The right way to introduce a new technology into boats of this size, Healey adds, would be to wait for the engine manufacturers to get it right and then test it for a year, to make sure it actually works before regulations force it onto all kinds of boats. “They should be literally putting a system in a boat within the next 12 months and then let it get 1,000 or 1,500 hours to prove the installation in all the different climates where boats operate,” Healey says. “In cold water and cold air, an engine can last forever. Put the engine in the Bahamas in July, that’s the worst scenario. Put it there and see how it does.”

Viking says that stopping production on its largest sportfishing boat will put a lot of people out of work. Introduced in 2014, the model has so far found nearly two dozen owners, with Hulls No. 20 and 21 in production now. Viking builds three or four of the large sportfish boats a year. Other builders have not yet gone as far as Viking has, stating publicly that specific models will no longer be built, but they’re expressing similar concerns as they try to resolve the technological problem.
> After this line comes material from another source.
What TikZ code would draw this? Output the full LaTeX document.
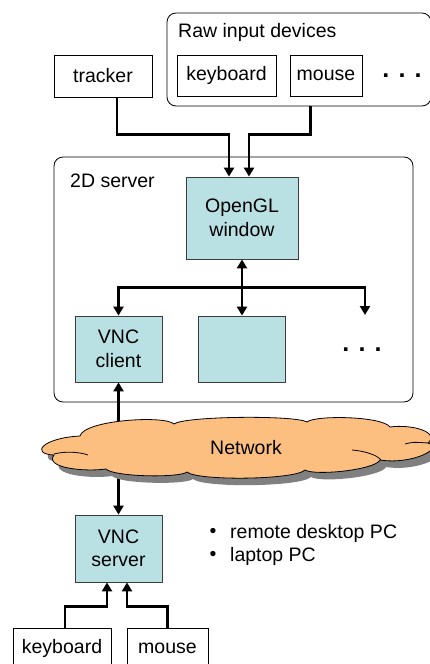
\documentclass[tikz,border=0pt]{standalone}
\usepackage{fontspec}
\setmainfont{Liberation Sans}
\usetikzlibrary{arrows.meta,calc}
\definecolor{boxteal}{RGB}{185,224,227}
\definecolor{cloudor}{RGB}{253,191,127}
\definecolor{shadowgray}{RGB}{128,128,128}
\definecolor{edgegray}{RGB}{60,60,60}
\begin{document}
\begin{tikzpicture}[x=1pt,y=-1pt,
  every node/.style={font=\fontsize{19.5}{23.5}\selectfont, inner sep=0pt},
  wbox/.style={draw=black, line width=0.8pt, fill=white, minimum height=41pt},
  tbox/.style={draw=edgegray, line width=0.8pt, fill=boxteal, align=center},
  group/.style={draw=black, line width=0.8pt, rounded corners=9pt},
  conn/.style={line width=2.6pt, draw=black},
  dotstyle/.style={font=\fontsize{25}{25}\bfseries},
  tip/.tip={Triangle[width=10pt,length=9pt]}
]
\useasboundingbox (0,0) rectangle (430,664);
\clip (0,0) rectangle (430,664);

% group frames
\node[group, minimum width=264pt, minimum height=93pt] (raw) at (299,59.5) {};
\node[anchor=west] (rawlbl) at (178,32) {Raw input devices};
\node[group, minimum width=359pt, minimum height=245pt] (srv) at (233.5,279.5) {};
\node[anchor=west] (srvlbl) at (70,181) {2D server};

% top devices
\node[wbox, minimum width=98pt, minimum height=42pt] (tracker) at (103,76) {tracker};
\node[wbox, minimum width=99pt] (kb1) at (226.5,75.5) {keyboard};
\node[wbox, minimum width=72pt] (ms1) at (326,75.5) {mouse};
\node[dotstyle] (dots1) at (402,76) {. . .};

% server internals
\node[tbox, minimum width=112pt, minimum height=82pt] (opengl) at (242,218) {OpenGL\\window};
\node[tbox, minimum width=87pt, minimum height=66pt] (vncc) at (118.5,349) {VNC\\client};
\node[tbox, minimum width=87pt, minimum height=66pt] (blank) at (242,349) {};
\node[dotstyle] (dots2) at (362,350) {. . .};
\coordinate (dotend) at (365,315);

% VNC server side
\node[tbox, minimum width=87pt, minimum height=67pt] (vncs) at (118.5,548.5) {VNC\\server};
\node (b1) at (213,533) {•};
\node[anchor=west] (t1) at (230,533) {remote desktop PC};
\node (b2) at (213,556) {•};
\node[anchor=west] (t2) at (230,556) {laptop PC};
\node[wbox, minimum width=98pt, minimum height=40pt] (kb2) at (62,648) {keyboard};
\node[wbox, minimum width=81pt, minimum height=40pt] (ms2) at (167.5,648) {mouse};

% connectors
\draw[conn,-tip] ([xshift=14pt]tracker.south) |- ([xshift=-13pt,yshift=42pt]opengl.north) -- ([xshift=-13pt]opengl.north);
\draw[conn,-tip] ($(raw.south west)+(144,0)$) |- ([xshift=7pt,yshift=42pt]opengl.north) -- ([xshift=7pt]opengl.north);
\draw[conn,tip-tip] (opengl.south) -- (blank.north);
\coordinate (bar) at ($(opengl.south)!0.5!(blank.north)$);
\draw[conn,-tip] (bar) -| (vncc.north);
\draw[conn,-tip] (bar) -| (dotend);
\draw[conn,tip-tip] (vncs.north) -- (vncc.south);
\draw[conn,-tip] ([xshift=3pt]kb2.north) |- ([xshift=-11.5pt,yshift=-24pt]vncs.south) -- ([xshift=-11.5pt]vncs.south);
\draw[conn,-tip] (ms2.north) |- ([xshift=8.5pt,yshift=-24pt]vncs.south) -- ([xshift=8.5pt]vncs.south);

% cloud
\def\cloudpath{(80,436) .. controls (84,420) and (165,415) .. (174,424)
  .. controls (185,416) and (295,415) .. (307,422)
  .. controls (315,415) and (382,416) .. (390,427)
  .. controls (412,424) and (440,432) .. (428,443)
  .. controls (445,448) and (412,465) .. (380,460)
  .. controls (375,470) and (315,476) .. (305,470)
  .. controls (295,480) and (197,481) .. (187,472)
  .. controls (180,478) and (114,477) .. (106,469)
  .. controls (85,472) and (44,468) .. (54,455)
  .. controls (30,454) and (42,438) .. (80,436) -- cycle}
\begin{scope}[shift={(6,7)}]
\fill[shadowgray] \cloudpath;
\end{scope}
\filldraw[fill=cloudor, draw=black, line width=0.8pt] \cloudpath;
\draw[line width=0.8pt] (54,454) .. controls (65,451) and (80,452) .. (88,455);
\draw[line width=0.8pt] (405,444) .. controls (413,442) .. (428,443);
\draw[line width=0.8pt] (352,450) .. controls (365,451) and (377,455) .. (381,460);
\node (net) at (246,448) {Network};
\end{tikzpicture}
\end{document}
“My guess is that it might just not be cost effective to go forward on some of the models,” says Dubois, at Westport. “We haven’t solved it yet, but we’re working on it.”

An even bigger concern, Dubois adds, is that the IMO will add the same regulations to existing yachts that don’t have the space to be retrofitted without major redesigns. “The biggest fear I’m hearing is, what happens after 2021?” he says. “We’re being told the older boats are grandfathered, but if that changes, we’re all in trouble.”